SET PROBLEM: Leave out the pictures, and write out exactly the lines from the beginning of the material to the line holding "ax = fig.add_axes([158", that line included, and nothing else.

SUPPLIED DATA:
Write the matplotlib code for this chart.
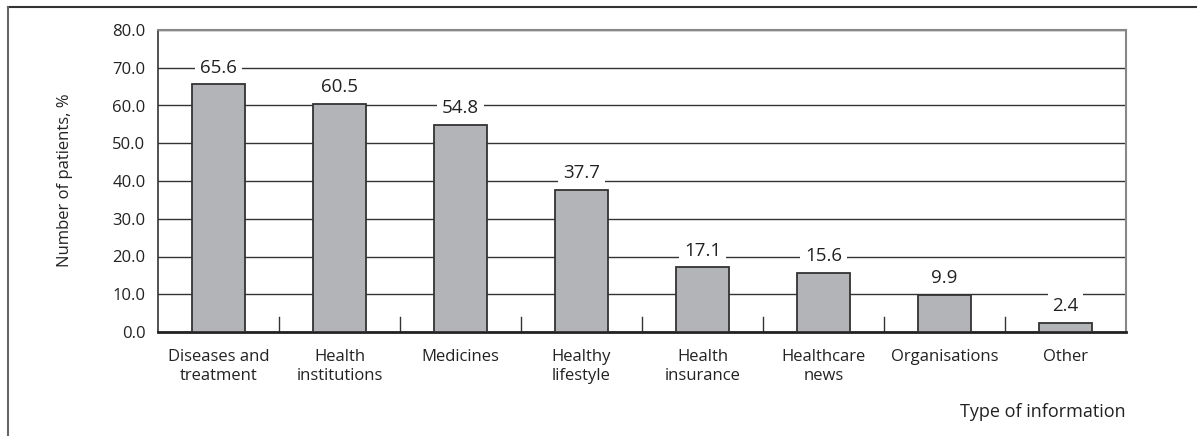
import matplotlib.pyplot as plt
import numpy as np
from matplotlib.lines import Line2D

categories = ["Diseases and\ntreatment", "Health\ninstitutions", "Medicines",
              "Healthy\nlifestyle", "Health\ninsurance", "Healthcare\nnews",
              "Organisations", "Other"]
shares = [65.6, 60.5, 54.8, 37.7, 17.1, 15.6, 9.9, 2.4]
y_ticks = [0, 10, 20, 30, 40, 50, 60, 70, 80]

plt.rcParams['font.family'] = ['Open Sans', 'DejaVu Sans']

fig = plt.figure(figsize=(11.97, 4.36), dpi=100)
ax = fig.add_axes([158 / 1197, 1 - 332 / 436, (1126 - 158) / 1197, (332 - 30) / 436])

x = np.arange(len(categories))
ax.bar(x, shares, width=0.44, color="#b3b4b8", edgecolor="#333333",
       linewidth=1.3, zorder=3)

ax.set_xlim(-0.5, len(categories) - 0.5)
ax.set_ylim(0, 80)
ax.set_yticks(y_ticks)
ax.set_yticklabels([f"{v:.1f}" for v in y_ticks], fontsize=12, color="#222222")
ax.tick_params(axis="y", length=0, pad=9)
ax.yaxis.grid(True, color="#333333", linewidth=1.0, zorder=1)

ax.set_xticks(x)
ax.set_xticklabels(categories, fontsize=12, color="#222222", linespacing=1.25)
ax.tick_params(axis="x", length=0, pad=12)

# short separators between category slots
for b in np.arange(0.5, len(categories) - 0.5, 1):
    ax.plot([b, b], [0, 4], color="#333333", linewidth=1.0, zorder=2)

for s in ["top", "right"]:
    ax.spines[s].set_color("#888888")
    ax.spines[s].set_linewidth(1.5)
ax.spines["left"].set_color("#333333")
ax.spines["left"].set_linewidth(1.2)
ax.spines["bottom"].set_color("#222222")
ax.spines["bottom"].set_linewidth(2.0)

for xi, v in zip(x, shares):
    ax.annotate(f"{v:.1f}", (xi, v), xytext=(0, 12), textcoords="offset points",
                ha="center", va="center", fontsize=13.5, color="#222222",
                bbox=dict(boxstyle="square,pad=0.25", fc="white", ec="none"),
                zorder=4)

fig.text(65 / 1197, 1 - 180 / 436, "Number of patients, %", rotation=90,
         ha="center", va="center", fontsize=12, color="#222222")
fig.text(1126 / 1197, 1 - 412 / 436, "Type of information",
         ha="right", va="center", fontsize=13, color="#222222")

# outer frame, top and left edges
fig.add_artist(Line2D([8 / 1197, 1], [1 - 7 / 436, 1 - 7 / 436],
                      transform=fig.transFigure, color="#333333", linewidth=1.5))
fig.add_artist(Line2D([8 / 1197, 8 / 1197], [0, 1 - 7 / 436],
                      transform=fig.transFigure, color="#666666", linewidth=1.5))

fig.savefig("out.png", dpi=100)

RESULT OF THIS EXERCISE:
Write the matplotlib code for this chart.
import matplotlib.pyplot as plt
import numpy as np
from matplotlib.lines import Line2D

categories = ["Diseases and\ntreatment", "Health\ninstitutions", "Medicines",
              "Healthy\nlifestyle", "Health\ninsurance", "Healthcare\nnews",
              "Organisations", "Other"]
shares = [65.6, 60.5, 54.8, 37.7, 17.1, 15.6, 9.9, 2.4]
y_ticks = [0, 10, 20, 30, 40, 50, 60, 70, 80]

plt.rcParams['font.family'] = ['Open Sans', 'DejaVu Sans']

fig = plt.figure(figsize=(11.97, 4.36), dpi=100)
ax = fig.add_axes([158 / 1197, 1 - 332 / 436, (1126 - 158) / 1197, (332 - 30) / 436])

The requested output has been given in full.